>> START

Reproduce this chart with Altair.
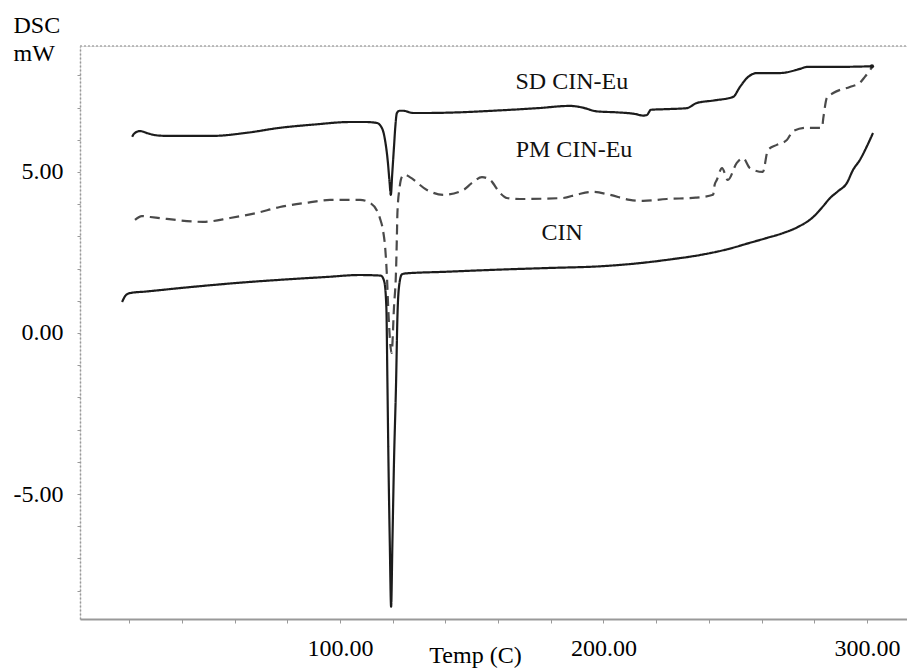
import altair as alt
import pandas as pd

# ---- data ----
sd_x = [21.1, 22.0, 24.1, 27.0, 30.0, 34.3, 51.8, 65.0, 77.2, 90.0, 103.8, 110.0, 114.0,
        116.0, 117.1, 118.2, 118.8, 119.3, 119.8, 120.5, 121.0, 121.6, 122.6, 124.0, 127.7,
        133.0, 145.0, 158.0, 175.0, 187.3, 192.0, 197.5, 205.0, 212.0, 215.0, 216.5, 218.0,
        224.0, 231.6, 235.4, 242.0, 249.2, 251.8, 254.5, 258.3, 267.0, 274.6, 277.2, 287.0, 301.9]
sd_y = [6.09, 6.20, 6.27, 6.20, 6.14, 6.12, 6.12, 6.22, 6.37, 6.47, 6.55, 6.55, 6.52,
        6.35, 5.99, 5.28, 4.70, 4.29, 4.90, 5.78, 6.40, 6.83, 6.90, 6.90, 6.83,
        6.83, 6.85, 6.90, 6.98, 7.05, 7.00, 6.88, 6.85, 6.80, 6.75, 6.77, 6.93,
        6.95, 6.98, 7.14, 7.22, 7.33, 7.64, 7.92, 8.07, 8.07, 8.20, 8.26, 8.26, 8.28]

pm_x = [22.2, 24.8, 28.0, 34.3, 48.0, 58.3, 68.0, 77.2, 88.0, 96.2, 107.6, 111.4, 114.0,
        115.2, 116.3, 117.2, 117.8, 118.3, 119.6, 120.5, 121.3, 121.6, 121.8, 122.6, 123.5,
        124.5, 126.5, 133.0, 139.2, 146.8, 150.0, 153.9, 157.0, 160.7, 163.3, 168.3, 184.6,
        190.0, 196.0, 202.0, 210.0, 215.0, 224.0, 235.0, 241.6, 242.2, 243.0, 245.0, 247.2,
        250.6, 253.0, 255.6, 260.5, 262.4, 265.8, 269.6, 272.0, 277.2, 282.9, 283.5, 284.8,
        287.2, 293.5, 297.2, 299.2, 302.0]
pm_y = [3.51, 3.63, 3.60, 3.54, 3.45, 3.57, 3.72, 3.91, 4.05, 4.13, 4.13, 4.04, 3.80,
        3.55, 3.20, 2.60, 1.80, 0.80, -0.62, 0.80, 2.00, 3.00, 3.73, 4.50, 4.85,
        4.92, 4.84, 4.44, 4.29, 4.44, 4.65, 4.84, 4.75, 4.35, 4.19, 4.16, 4.19,
        4.30, 4.38, 4.30, 4.13, 4.10, 4.16, 4.20, 4.29, 4.60, 4.75, 5.12, 4.75,
        5.28, 5.43, 5.12, 5.00, 5.68, 5.84, 5.99, 6.27, 6.37, 6.37, 6.71, 7.30,
        7.45, 7.64, 7.76, 7.95, 8.26]

cin_x = [17.3, 18.5, 20.3, 26.8, 40.0, 51.8, 65.0, 77.2, 95.0, 107.6, 115.5, 116.8,
         117.6, 118.0, 118.4, 118.9, 119.4, 119.9, 120.5, 121.3, 121.8, 122.5, 123.5, 125.0,
         140.0, 158.0, 180.0, 198.7, 213.9, 225.0, 236.6, 247.0, 255.6, 262.0, 268.1, 274.0,
         279.6, 283.0, 286.0, 289.0, 292.4, 294.7, 297.3, 300.0, 302.3]
cin_y = [0.96, 1.15, 1.24, 1.29, 1.40, 1.49, 1.58, 1.65, 1.74, 1.80, 1.78, 1.60,
         0.80, -1.50, -4.00, -6.50, -8.50, -6.50, -4.00, -1.50, 0.50, 1.50, 1.82, 1.85,
         1.90, 1.96, 2.02, 2.07, 2.17, 2.28, 2.42, 2.60, 2.80, 2.95, 3.10, 3.30,
         3.60, 3.90, 4.19, 4.40, 4.66, 5.06, 5.37, 5.80, 6.21]

label_text = ["SD CIN-Eu", "PM CIN-Eu", "CIN"]
label_x = [188.0, 188.8, 184.3]
label_y = [7.80, 5.68, 3.11]

x_ticks = list(range(20, 301, 20))
y_ticks = list(range(-8, 9))

# ---- build tables ----
rows = []
for name, xs, ys in [("SD CIN-Eu", sd_x, sd_y), ("PM CIN-Eu", pm_x, pm_y), ("CIN", cin_x, cin_y)]:
    for i, (a, b) in enumerate(zip(xs, ys)):
        rows.append({"series": name, "x": a, "y": b, "order": i})
df = pd.DataFrame(rows)
labels_df = pd.DataFrame({"text": label_text, "x": label_x, "y": label_y})
end_df = pd.DataFrame({"x": [sd_x[-1]], "y": [sd_y[-1]]})

W, H = 827, 573
FONT = "Liberation Serif"

xscale = alt.Scale(domain=[1.33, 315.2], nice=False, zero=False)
yscale = alt.Scale(domain=[-8.88, 8.91], nice=False, zero=False)

xaxis = alt.Axis(values=x_ticks,
                 labelExpr="datum.value % 100 === 0 ? format(datum.value, '.2f') : ''",
                 title="Temp (C)", titleX=395, titleY=36, titleBaseline="middle",
                 titleAlign="center", titleAnchor="start",
                 titleFontSize=24, titleFontWeight="normal", titleFont=FONT,
                 labelFontSize=24, labelFont=FONT, labelColor="black", labelPadding=13,
                 tickSize=4, tickColor="#999", domainColor="#999", domainWidth=2,
                 grid=False, labelOverlap=False, labelFlush=False)
yaxis = alt.Axis(values=y_ticks,
                 labelExpr=("datum.value % 5 === 0 ? (datum.value < 0 ? '-' + format(-datum.value, '.2f')"
                            " : format(datum.value, '.2f')) : ''"),
                 title=["DSC", "mW"], titleAngle=0, titleAlign="left", titleBaseline="alphabetic",
                 titleX=-67, titleY=-14, titleLineHeight=28,
                 titleFontSize=24, titleFontWeight="normal", titleFont=FONT,
                 labelFontSize=24, labelFont=FONT, labelColor="black", labelPadding=14,
                 tickSize=3, tickColor="#999", domainColor="#999", domainWidth=1.5,
                 domainDash=[2, 2], grid=False, labelOverlap=False, labelFlush=False)

X = alt.X("x:Q", scale=xscale, axis=xaxis)
Y = alt.Y("y:Q", scale=yscale, axis=yaxis)

lines = alt.Chart(df).mark_line(strokeWidth=2.2, interpolate="monotone").encode(
    x=X, y=Y,
    detail="series:N",
    order="order:Q",
    color=alt.Color("series:N",
                    scale=alt.Scale(domain=["SD CIN-Eu", "PM CIN-Eu", "CIN"],
                                    range=["#1c1c1c", "#4a4a4a", "#1c1c1c"]),
                    legend=None),
    strokeDash=alt.StrokeDash("series:N",
                              scale=alt.Scale(domain=["SD CIN-Eu", "PM CIN-Eu", "CIN"],
                                              range=[[1, 0], [10, 6], [1, 0]]),
                              legend=None),
)

end_dot = alt.Chart(end_df).mark_point(filled=True, size=18, color="#1c1c1c", opacity=1).encode(
    x=X, y=Y)

texts = alt.Chart(labels_df).mark_text(font=FONT, fontSize=24, color="#111",
                                       align="center", baseline="middle").encode(
    x=X, y=Y, text="text:N")

top_border = alt.Chart(end_df).mark_rule(color="#aaa", strokeWidth=1.5, strokeDash=[2, 2]).encode(
    x=alt.value(0), x2=alt.value(W), y=alt.value(0))

chart = alt.layer(lines, end_dot, texts, top_border).properties(
    width=W, height=H,
    autosize=alt.AutoSizeParams(type="none"),
    padding={"left": 80, "top": 46, "right": 0, "bottom": 51},
    background="white",
).configure_view(stroke=None).configure(font=FONT)

chart.save("out.html", embed_options={"renderer": "svg", "actions": False})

>> END

### WHAT YOU HAVE TO DO
Starting at the first line of the material, output exactly the lines up to and including the one with "import pandas as pd". Do not include the pictures.

### FINAL ANSWER
Reproduce this chart with Altair.
import altair as alt
import pandas as pd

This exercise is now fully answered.